Truck driver Oleg Treciak just wants to go home.

"Let us all go home," he said. "This is our kind request. This is not normal. Some people came here and spent even three weeks in the cabin for three weeks."

Volunteers have provided Ukrainian drivers with food - Artom is Ukrainian and has lived in Poland for years. Now he's at the border helping his countrymen get through the ordeal. 

"We have brought food, including hot soup, and some basic things that drivers who stay here simply need."

One of the main complaints by Polish transport company owners is the scrapping of permits for drivers from Ukraine in order to prevent transport disruption. 

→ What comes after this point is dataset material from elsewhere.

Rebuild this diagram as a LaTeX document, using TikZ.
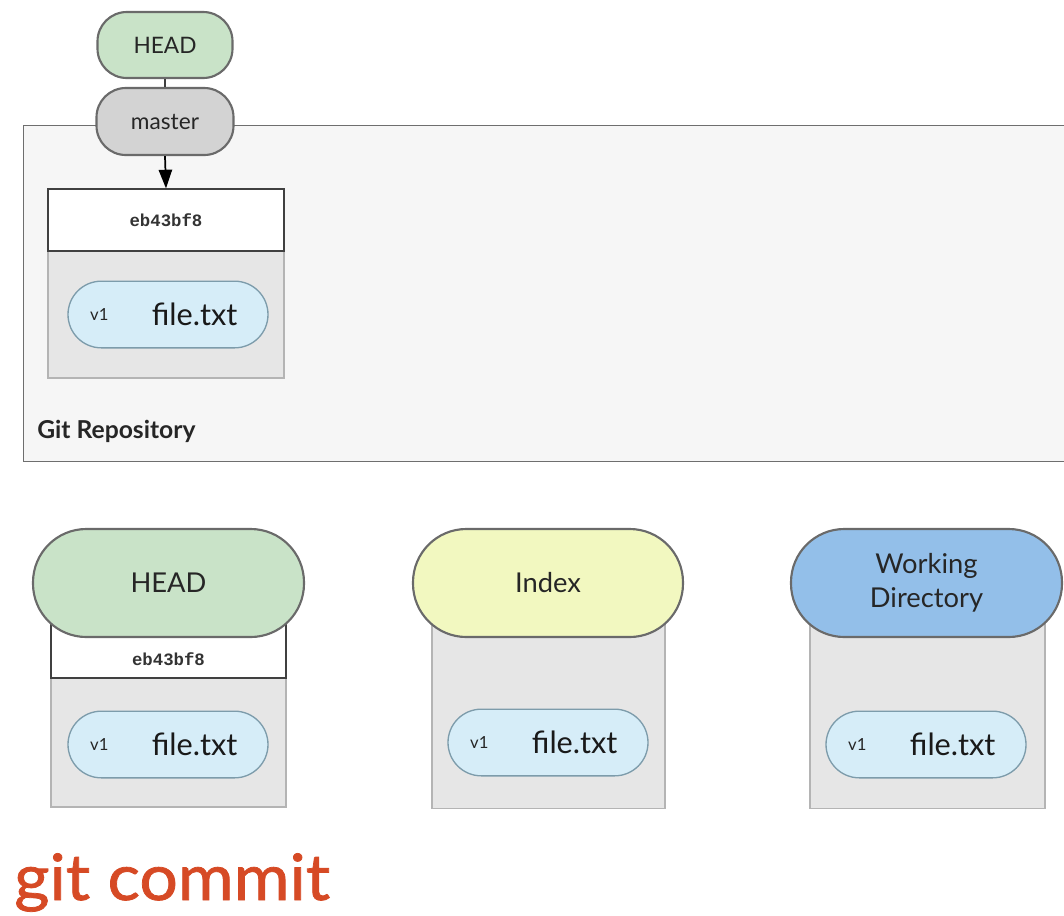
\documentclass[tikz,border=0pt]{standalone}
\usepackage{fontspec}
\setmainfont{Lato}
\newfontfamily\hashfont{Liberation Mono}
\newfontfamily\titlefont[FakeBold=1.2, FakeStretch=1.06]{Lato}
\usetikzlibrary{arrows.meta}
\definecolor{pillborder}{HTML}{6A6A6A}
\definecolor{headgreen}{HTML}{C9E3C8}
\definecolor{mastergray}{HTML}{D3D3D3}
\definecolor{indexyellow}{HTML}{F2F8C0}
\definecolor{wdblue}{HTML}{93BFE9}
\definecolor{fileblue}{HTML}{D6EDF8}
\definecolor{fileborder}{HTML}{7D9CAB}
\definecolor{bodygray}{HTML}{E6E6E6}
\definecolor{bodyborder}{HTML}{B4B4B4}
\definecolor{repofill}{HTML}{F6F6F6}
\definecolor{repoborder}{HTML}{6E6E6E}
\definecolor{gitred}{HTML}{D64A25}
\tikzset{
  pill/.style={draw=pillborder, line width=1.6pt, rounded corners=#1, inner sep=0pt, align=center, text=black!85},
  filepill/.style={draw=fileborder, fill=fileblue, line width=1pt, rounded corners=25pt, inner sep=0pt, minimum width=150pt, minimum height=50pt},
  bodybox/.style={draw=bodyborder, fill=bodygray, line width=0.9pt, inner sep=0pt},
  hashbox/.style={draw=black!75, fill=white, line width=0.9pt, inner sep=0pt},
  hashtext/.style={inner sep=0pt, font=\hashfont\bfseries\fontsize{13}{15}\selectfont, text=black!80},
  vlabel/.style={font=\fontsize{12.5}{14}\selectfont, text=black!85, inner sep=0pt},
  flabel/.style={font=\fontsize{23}{26}\selectfont, text=black!90, inner sep=0pt},
}
\begin{document}
\begin{tikzpicture}[x=0.75pt, y=-0.75pt]
\useasboundingbox (0,0) rectangle (1064,915);
\clip (0,0) rectangle (1064,915);

% Repository frame
\node[draw=repoborder, fill=repofill, line width=1.1pt, inner sep=0pt, minimum width=789.75pt, minimum height=252pt, anchor=north west] (repo) at (23,125) {};
\node[anchor=base west, inner sep=0pt, font=\bfseries\fontsize{18.5}{21}\selectfont, text=black!85] (repolabel) at (37,438) {Git Repository};

% commit in repository
\node[bodybox, minimum width=177pt, minimum height=95.25pt] (cbody) at (166,314.5) {};
\node[hashbox, minimum width=177pt, minimum height=46.5pt] (chash) at (166,220) {};
\node[hashtext] (chashtext) at (166,220) {eb43bf8};
\node[filepill] (cfile) at (168,314.5) {};
\node[vlabel] (cfilev) at ([xshift=24pt]cfile.west) {v1};
\node[flabel] (cfilet) at ([xshift=20pt]cfile.center) {file.txt};

% HEAD and master refs
\node[pill=22pt, fill=headgreen, minimum width=101.25pt, minimum height=49.5pt, font=\fontsize{17}{20}\selectfont] (headref) at (165,45) {HEAD};
\node[pill=22pt, fill=mastergray, minimum width=102.75pt, minimum height=50.25pt, font=\fontsize{17}{20}\selectfont] (master) at (165,121.5) {master};
\draw[line width=1.2pt, black!75] (headref.south) -- (master.north);
\draw[line width=1.3pt, -{Triangle[length=14pt,width=10pt]}] (master.south) -- (chash.north);

% Bottom: HEAD tree
\node[bodybox, minimum width=176.25pt, minimum height=96.75pt] (hbody) at (168.5,742.5) {};
\node[hashbox, minimum width=176.25pt, minimum height=51pt] (hhash) at (168.5,644) {};
\node[hashtext] (hhashtext) at (168.5,659) {eb43bf8};
\node[filepill] (hfile) at (168,744.5) {};
\node[vlabel] (hfilev) at ([xshift=24pt]hfile.west) {v1};
\node[flabel] (hfilet) at ([xshift=20pt]hfile.center) {file.txt};
\node[pill=40pt, fill=headgreen, minimum width=203.25pt, minimum height=81pt, font=\fontsize{20.5}{24}\selectfont] (headtree) at (168.5,583) {HEAD};

% Index
\node[bodybox, minimum width=174.75pt, minimum height=169pt] (ibody) at (548.5,695.5) {};
\node[filepill] (ifile) at (548,742.5) {};
\node[vlabel] (ifilev) at ([xshift=24pt]ifile.west) {v1};
\node[flabel] (ifilet) at ([xshift=20pt]ifile.center) {file.txt};
\node[pill=40pt, fill=indexyellow, minimum width=202.5pt, minimum height=81pt, font=\fontsize{20.5}{24}\selectfont] (index) at (548,583) {Index};

% Working Directory
\node[bodybox, minimum width=176.25pt, minimum height=169pt] (wbody) at (927.5,695.5) {};
\node[filepill] (wfile) at (926,744.5) {};
\node[vlabel] (wfilev) at ([xshift=24pt]wfile.west) {v1};
\node[flabel] (wfilet) at ([xshift=20pt]wfile.center) {file.txt};
\node[pill=40pt, fill=wdblue, minimum width=203.25pt, minimum height=81pt, font=\fontsize{20.5}{25.5}\selectfont] (wd) at (926.5,583) {Working\\Directory};

% Title
\node[anchor=base west, inner sep=0pt, text=gitred, font=\titlefont\fontsize{48}{52}\selectfont] (title) at (14,900) {git commit};
\end{tikzpicture}
\end{document}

Edyta Ozygala is the owner of a Polish transport company:

"The fundamental grievance with the Ukrainian drivers concerns the exclusion of EU drivers from a system which we call the "e-queue" that regulates departures from Ukraine and entry to Poland," she says. "This time is time lost, while we wait for the departure from Ukraine. We have to spend many days there. Generally, at the moment, it is about 12-14 days of this waiting, and we wait in cars."

The second important issue is with the European Commission and its restrictions on the number of trucks transiting Ukraine and the EU; they were changed to help Ukraine after the Russian invasion. 

"We want withdrawal from the unfavourable EU-Ukraine contract," says Krzysztof Bosak, an MP with Poland's Confederation party. 

"A contract that scrapped a system of mutual permits that previously regulated Ukraine-EU relations within the transport sector. The total scrapping of the permit system, as Brussels did, destabilised the market completely and we need a return to the normal situation in which the entrepreneurs on both sides benefit and know where they stand."

After a month of protest at the borders with Ukraine, Poles have now been joined by truck drivers in Slovakia. On December 4, Ukraine and Poland agreed to open an additional border crossing, but only for empty trucks.